Skip pictures in the listing below; copy exactly the lines from the one with "Write a web" through the one with "const comma = (v, d)", inclusive.

Source code of charts
◆ ◆ ◆ ◆
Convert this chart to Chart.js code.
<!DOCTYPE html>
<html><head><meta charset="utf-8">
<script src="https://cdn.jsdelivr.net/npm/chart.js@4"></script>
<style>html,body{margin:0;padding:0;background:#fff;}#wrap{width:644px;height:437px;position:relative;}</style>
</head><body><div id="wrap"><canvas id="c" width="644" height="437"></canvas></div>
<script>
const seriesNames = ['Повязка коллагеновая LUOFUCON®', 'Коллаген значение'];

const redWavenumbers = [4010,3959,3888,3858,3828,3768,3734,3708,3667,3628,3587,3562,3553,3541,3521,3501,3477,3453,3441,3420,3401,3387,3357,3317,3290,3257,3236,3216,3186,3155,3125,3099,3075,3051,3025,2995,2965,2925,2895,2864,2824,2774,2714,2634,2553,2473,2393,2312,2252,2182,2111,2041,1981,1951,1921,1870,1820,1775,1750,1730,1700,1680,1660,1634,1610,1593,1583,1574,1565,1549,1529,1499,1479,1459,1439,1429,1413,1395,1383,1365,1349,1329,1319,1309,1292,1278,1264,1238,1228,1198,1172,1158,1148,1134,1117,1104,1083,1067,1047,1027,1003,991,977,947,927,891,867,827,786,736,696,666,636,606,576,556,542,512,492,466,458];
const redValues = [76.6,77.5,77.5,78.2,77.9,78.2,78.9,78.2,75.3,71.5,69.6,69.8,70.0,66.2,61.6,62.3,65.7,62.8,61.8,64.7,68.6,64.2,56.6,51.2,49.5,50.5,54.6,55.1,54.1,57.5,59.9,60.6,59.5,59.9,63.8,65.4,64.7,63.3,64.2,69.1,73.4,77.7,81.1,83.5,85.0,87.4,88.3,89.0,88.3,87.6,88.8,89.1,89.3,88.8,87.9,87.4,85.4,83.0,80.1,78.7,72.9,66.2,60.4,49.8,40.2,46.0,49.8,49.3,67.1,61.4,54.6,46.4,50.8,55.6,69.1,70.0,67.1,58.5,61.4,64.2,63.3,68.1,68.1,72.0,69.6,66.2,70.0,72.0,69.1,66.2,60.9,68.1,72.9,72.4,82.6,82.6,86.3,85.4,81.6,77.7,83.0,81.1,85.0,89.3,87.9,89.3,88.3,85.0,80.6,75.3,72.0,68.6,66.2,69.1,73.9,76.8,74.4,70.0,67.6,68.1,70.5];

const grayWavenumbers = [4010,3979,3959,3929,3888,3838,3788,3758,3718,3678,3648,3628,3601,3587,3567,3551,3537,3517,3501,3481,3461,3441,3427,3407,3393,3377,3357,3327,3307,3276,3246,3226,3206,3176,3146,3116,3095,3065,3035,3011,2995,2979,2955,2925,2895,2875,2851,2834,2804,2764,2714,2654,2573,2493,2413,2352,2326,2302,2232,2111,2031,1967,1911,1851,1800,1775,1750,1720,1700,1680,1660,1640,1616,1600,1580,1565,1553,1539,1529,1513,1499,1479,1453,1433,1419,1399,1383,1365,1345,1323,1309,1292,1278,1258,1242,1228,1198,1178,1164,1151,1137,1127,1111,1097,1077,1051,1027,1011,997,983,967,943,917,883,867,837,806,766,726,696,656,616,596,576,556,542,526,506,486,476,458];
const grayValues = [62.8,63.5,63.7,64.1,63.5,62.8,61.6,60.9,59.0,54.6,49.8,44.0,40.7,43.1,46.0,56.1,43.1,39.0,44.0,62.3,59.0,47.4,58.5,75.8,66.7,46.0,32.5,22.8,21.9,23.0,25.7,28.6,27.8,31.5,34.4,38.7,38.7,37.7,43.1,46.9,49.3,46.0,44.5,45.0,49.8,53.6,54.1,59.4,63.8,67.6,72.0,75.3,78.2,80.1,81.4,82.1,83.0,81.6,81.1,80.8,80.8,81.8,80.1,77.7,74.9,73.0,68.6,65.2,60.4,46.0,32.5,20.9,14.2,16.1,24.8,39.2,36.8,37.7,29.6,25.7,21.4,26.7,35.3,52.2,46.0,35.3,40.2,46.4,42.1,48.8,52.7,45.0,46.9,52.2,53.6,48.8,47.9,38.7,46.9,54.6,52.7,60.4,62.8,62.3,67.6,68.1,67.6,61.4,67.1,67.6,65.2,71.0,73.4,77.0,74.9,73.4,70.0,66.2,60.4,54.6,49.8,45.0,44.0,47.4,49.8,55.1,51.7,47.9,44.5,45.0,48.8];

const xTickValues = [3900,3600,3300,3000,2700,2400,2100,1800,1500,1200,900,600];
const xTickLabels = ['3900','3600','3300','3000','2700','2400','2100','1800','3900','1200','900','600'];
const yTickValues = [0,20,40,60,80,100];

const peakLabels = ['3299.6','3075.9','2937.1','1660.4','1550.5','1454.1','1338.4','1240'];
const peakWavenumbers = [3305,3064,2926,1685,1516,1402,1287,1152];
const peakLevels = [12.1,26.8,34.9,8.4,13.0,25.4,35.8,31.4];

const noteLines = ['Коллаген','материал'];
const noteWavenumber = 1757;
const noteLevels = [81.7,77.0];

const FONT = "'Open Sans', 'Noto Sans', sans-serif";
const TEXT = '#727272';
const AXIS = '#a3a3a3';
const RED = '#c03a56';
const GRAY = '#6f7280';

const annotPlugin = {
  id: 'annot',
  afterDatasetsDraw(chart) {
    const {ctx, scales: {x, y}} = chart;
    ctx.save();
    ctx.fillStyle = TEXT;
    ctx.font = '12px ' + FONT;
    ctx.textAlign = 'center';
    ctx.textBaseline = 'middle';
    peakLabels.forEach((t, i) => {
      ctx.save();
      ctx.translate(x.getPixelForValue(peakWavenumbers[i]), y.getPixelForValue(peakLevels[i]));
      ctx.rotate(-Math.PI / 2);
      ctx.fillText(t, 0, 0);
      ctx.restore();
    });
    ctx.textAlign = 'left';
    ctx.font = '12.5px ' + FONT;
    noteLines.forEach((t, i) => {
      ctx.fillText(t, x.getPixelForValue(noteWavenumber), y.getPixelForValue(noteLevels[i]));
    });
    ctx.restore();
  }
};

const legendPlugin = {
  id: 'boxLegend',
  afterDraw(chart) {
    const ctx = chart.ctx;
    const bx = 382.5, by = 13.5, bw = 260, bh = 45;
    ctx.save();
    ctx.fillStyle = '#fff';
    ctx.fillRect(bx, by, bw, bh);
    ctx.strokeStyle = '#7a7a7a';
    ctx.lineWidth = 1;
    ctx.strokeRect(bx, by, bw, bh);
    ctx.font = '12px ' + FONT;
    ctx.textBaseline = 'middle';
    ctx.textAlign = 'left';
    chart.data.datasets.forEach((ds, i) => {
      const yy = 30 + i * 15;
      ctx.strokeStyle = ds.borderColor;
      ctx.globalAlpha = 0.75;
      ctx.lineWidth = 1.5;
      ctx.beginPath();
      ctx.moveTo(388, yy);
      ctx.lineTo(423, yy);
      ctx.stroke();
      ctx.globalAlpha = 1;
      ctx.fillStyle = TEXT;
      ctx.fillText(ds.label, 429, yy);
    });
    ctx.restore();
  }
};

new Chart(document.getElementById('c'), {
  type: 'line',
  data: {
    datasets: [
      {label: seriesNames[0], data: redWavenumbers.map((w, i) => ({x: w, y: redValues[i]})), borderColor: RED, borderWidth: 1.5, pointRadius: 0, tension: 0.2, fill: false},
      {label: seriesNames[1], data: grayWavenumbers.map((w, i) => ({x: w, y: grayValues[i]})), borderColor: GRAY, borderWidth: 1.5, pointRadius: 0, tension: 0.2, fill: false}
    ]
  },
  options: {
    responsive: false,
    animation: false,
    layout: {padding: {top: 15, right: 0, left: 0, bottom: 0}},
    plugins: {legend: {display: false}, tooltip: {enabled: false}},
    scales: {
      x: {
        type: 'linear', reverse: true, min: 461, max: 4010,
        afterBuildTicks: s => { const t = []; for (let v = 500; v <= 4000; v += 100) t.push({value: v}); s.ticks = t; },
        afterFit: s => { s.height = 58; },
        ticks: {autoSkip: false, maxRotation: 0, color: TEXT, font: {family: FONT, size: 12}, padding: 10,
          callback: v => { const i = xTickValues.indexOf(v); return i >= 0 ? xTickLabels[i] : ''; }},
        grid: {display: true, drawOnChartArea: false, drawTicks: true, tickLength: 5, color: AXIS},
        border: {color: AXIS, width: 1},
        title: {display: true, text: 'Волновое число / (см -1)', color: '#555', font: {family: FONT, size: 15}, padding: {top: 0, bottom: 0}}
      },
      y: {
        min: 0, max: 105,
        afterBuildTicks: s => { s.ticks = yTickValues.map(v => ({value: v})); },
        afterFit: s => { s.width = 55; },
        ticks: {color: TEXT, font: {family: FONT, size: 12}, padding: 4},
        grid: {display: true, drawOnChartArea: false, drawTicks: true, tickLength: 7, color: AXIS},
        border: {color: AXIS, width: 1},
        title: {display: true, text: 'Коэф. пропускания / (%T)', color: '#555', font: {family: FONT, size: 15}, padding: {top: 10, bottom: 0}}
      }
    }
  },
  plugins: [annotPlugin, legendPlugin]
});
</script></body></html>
◆ ◆ ◆ ◆
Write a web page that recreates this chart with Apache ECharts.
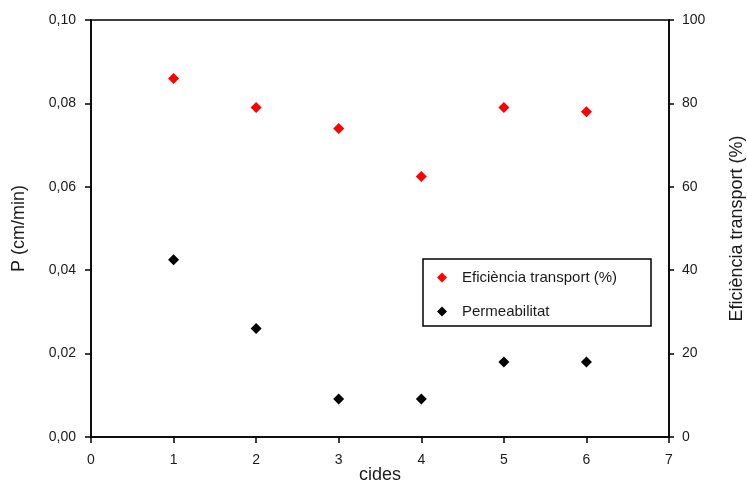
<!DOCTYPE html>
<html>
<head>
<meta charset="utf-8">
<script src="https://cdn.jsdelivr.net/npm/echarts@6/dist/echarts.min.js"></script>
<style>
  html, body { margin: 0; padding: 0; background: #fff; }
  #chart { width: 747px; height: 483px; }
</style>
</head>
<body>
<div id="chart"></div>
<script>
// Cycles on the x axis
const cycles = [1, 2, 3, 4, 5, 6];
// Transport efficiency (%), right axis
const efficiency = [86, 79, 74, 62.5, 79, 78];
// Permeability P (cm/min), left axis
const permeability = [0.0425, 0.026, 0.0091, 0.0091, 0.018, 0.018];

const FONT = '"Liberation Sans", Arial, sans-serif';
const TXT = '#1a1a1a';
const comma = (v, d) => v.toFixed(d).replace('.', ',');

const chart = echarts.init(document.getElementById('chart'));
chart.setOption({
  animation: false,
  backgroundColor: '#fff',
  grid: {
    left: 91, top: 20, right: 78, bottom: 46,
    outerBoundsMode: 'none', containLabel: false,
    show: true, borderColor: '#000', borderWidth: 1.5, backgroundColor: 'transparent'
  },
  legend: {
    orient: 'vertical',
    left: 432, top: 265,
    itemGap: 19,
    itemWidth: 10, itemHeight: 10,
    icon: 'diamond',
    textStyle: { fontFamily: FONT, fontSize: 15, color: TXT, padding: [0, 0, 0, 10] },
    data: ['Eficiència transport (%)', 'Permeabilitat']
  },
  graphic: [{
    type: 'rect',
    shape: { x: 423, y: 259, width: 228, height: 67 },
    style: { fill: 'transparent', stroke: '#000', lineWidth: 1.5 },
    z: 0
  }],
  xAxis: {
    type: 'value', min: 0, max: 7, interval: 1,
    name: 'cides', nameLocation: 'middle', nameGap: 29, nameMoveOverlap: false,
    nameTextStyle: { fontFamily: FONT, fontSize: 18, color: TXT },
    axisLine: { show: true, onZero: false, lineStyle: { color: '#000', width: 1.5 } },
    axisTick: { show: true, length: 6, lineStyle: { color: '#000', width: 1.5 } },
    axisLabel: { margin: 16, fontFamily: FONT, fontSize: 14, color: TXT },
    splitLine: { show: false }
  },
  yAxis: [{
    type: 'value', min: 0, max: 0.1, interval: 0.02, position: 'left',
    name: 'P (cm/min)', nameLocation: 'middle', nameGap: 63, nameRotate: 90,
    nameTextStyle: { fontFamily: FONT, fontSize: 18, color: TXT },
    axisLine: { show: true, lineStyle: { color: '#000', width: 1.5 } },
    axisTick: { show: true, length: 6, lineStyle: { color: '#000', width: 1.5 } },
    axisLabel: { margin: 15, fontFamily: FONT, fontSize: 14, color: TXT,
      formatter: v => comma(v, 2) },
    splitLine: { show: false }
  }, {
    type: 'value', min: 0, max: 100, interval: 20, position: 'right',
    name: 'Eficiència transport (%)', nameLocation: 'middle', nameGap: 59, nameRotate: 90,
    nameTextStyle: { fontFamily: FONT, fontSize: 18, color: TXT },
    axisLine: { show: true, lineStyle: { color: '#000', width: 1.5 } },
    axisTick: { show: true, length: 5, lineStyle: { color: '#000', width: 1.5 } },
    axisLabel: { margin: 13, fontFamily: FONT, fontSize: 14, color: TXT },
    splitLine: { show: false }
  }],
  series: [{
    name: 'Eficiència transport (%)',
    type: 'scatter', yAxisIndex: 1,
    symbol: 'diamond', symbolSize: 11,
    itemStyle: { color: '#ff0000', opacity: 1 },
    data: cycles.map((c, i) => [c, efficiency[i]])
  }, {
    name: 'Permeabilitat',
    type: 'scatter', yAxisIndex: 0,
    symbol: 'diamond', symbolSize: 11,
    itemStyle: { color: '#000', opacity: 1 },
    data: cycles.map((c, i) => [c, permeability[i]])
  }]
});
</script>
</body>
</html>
◆ ◆ ◆ ◆
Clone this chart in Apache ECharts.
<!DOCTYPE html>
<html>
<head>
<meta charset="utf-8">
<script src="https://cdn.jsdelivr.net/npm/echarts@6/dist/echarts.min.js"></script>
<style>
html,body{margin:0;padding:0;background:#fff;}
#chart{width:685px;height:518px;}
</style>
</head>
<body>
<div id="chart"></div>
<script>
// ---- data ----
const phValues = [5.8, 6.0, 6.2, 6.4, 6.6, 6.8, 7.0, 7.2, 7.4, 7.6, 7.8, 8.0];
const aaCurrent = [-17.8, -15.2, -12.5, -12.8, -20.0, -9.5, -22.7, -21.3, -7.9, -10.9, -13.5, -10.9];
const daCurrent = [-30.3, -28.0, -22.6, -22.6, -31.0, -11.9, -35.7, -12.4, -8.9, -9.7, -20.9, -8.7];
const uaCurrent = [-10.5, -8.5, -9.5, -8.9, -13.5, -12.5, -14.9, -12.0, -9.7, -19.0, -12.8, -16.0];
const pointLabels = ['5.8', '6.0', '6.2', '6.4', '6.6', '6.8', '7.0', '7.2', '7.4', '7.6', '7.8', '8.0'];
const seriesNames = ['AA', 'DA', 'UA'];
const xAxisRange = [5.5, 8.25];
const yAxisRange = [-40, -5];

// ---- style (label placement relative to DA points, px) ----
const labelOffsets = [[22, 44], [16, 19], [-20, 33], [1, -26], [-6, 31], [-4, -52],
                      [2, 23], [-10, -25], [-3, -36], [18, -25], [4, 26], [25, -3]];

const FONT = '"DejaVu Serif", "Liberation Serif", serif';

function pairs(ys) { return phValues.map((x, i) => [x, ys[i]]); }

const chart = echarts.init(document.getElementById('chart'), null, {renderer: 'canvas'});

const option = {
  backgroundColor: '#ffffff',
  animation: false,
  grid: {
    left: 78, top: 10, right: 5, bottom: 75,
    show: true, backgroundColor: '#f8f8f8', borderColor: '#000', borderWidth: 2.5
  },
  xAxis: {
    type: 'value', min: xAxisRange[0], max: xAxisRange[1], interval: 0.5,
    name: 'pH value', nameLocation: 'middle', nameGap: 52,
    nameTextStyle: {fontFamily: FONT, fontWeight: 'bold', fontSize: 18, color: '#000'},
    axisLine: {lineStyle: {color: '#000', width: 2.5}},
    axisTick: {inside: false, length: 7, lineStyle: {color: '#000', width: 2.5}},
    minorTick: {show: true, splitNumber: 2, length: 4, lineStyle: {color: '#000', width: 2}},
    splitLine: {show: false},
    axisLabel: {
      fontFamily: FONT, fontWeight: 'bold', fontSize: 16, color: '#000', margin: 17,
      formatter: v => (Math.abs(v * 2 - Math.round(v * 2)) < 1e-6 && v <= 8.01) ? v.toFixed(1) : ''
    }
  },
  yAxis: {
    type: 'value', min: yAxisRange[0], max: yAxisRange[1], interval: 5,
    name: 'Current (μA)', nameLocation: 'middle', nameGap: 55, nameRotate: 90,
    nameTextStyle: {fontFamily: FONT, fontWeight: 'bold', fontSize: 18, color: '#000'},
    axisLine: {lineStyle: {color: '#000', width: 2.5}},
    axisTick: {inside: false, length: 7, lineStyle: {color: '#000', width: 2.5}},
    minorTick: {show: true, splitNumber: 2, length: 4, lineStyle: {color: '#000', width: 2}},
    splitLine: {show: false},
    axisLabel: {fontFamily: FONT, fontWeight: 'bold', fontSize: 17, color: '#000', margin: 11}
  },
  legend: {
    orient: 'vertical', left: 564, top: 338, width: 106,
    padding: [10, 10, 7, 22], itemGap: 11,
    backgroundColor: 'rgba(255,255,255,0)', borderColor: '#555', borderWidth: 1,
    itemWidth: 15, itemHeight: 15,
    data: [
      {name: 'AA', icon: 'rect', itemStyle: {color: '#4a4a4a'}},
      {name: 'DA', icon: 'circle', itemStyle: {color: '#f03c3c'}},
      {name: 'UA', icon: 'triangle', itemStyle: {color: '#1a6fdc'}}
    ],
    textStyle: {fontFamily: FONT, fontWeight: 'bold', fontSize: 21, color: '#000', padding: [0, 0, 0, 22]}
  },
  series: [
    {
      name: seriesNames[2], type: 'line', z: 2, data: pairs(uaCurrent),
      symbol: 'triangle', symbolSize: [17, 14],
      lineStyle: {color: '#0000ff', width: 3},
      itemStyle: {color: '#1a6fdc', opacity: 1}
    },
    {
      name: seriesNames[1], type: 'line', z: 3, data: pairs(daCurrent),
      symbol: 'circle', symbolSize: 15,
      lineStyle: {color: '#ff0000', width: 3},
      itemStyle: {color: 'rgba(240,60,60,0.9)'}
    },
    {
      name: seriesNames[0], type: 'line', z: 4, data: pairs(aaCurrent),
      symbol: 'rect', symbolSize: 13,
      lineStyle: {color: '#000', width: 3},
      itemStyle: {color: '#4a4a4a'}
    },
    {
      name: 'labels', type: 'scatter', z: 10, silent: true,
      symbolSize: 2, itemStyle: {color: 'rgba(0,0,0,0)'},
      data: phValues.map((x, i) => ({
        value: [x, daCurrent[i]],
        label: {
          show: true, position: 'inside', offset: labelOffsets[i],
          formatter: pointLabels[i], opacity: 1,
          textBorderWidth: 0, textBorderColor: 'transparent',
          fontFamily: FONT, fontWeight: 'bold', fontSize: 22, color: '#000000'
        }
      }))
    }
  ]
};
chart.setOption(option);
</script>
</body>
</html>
◆ ◆ ◆ ◆
__Task answer__.
Write a web page that recreates this chart with Apache ECharts.
<!DOCTYPE html>
<html>
<head>
<meta charset="utf-8">
<script src="https://cdn.jsdelivr.net/npm/echarts@6/dist/echarts.min.js"></script>
<style>
  html, body { margin: 0; padding: 0; background: #fff; }
  #chart { width: 747px; height: 483px; }
</style>
</head>
<body>
<div id="chart"></div>
<script>
// Cycles on the x axis
const cycles = [1, 2, 3, 4, 5, 6];
// Transport efficiency (%), right axis
const efficiency = [86, 79, 74, 62.5, 79, 78];
// Permeability P (cm/min), left axis
const permeability = [0.0425, 0.026, 0.0091, 0.0091, 0.018, 0.018];

const FONT = '"Liberation Sans", Arial, sans-serif';
const TXT = '#1a1a1a';
const comma = (v, d) => v.toFixed(d).replace('.', ',');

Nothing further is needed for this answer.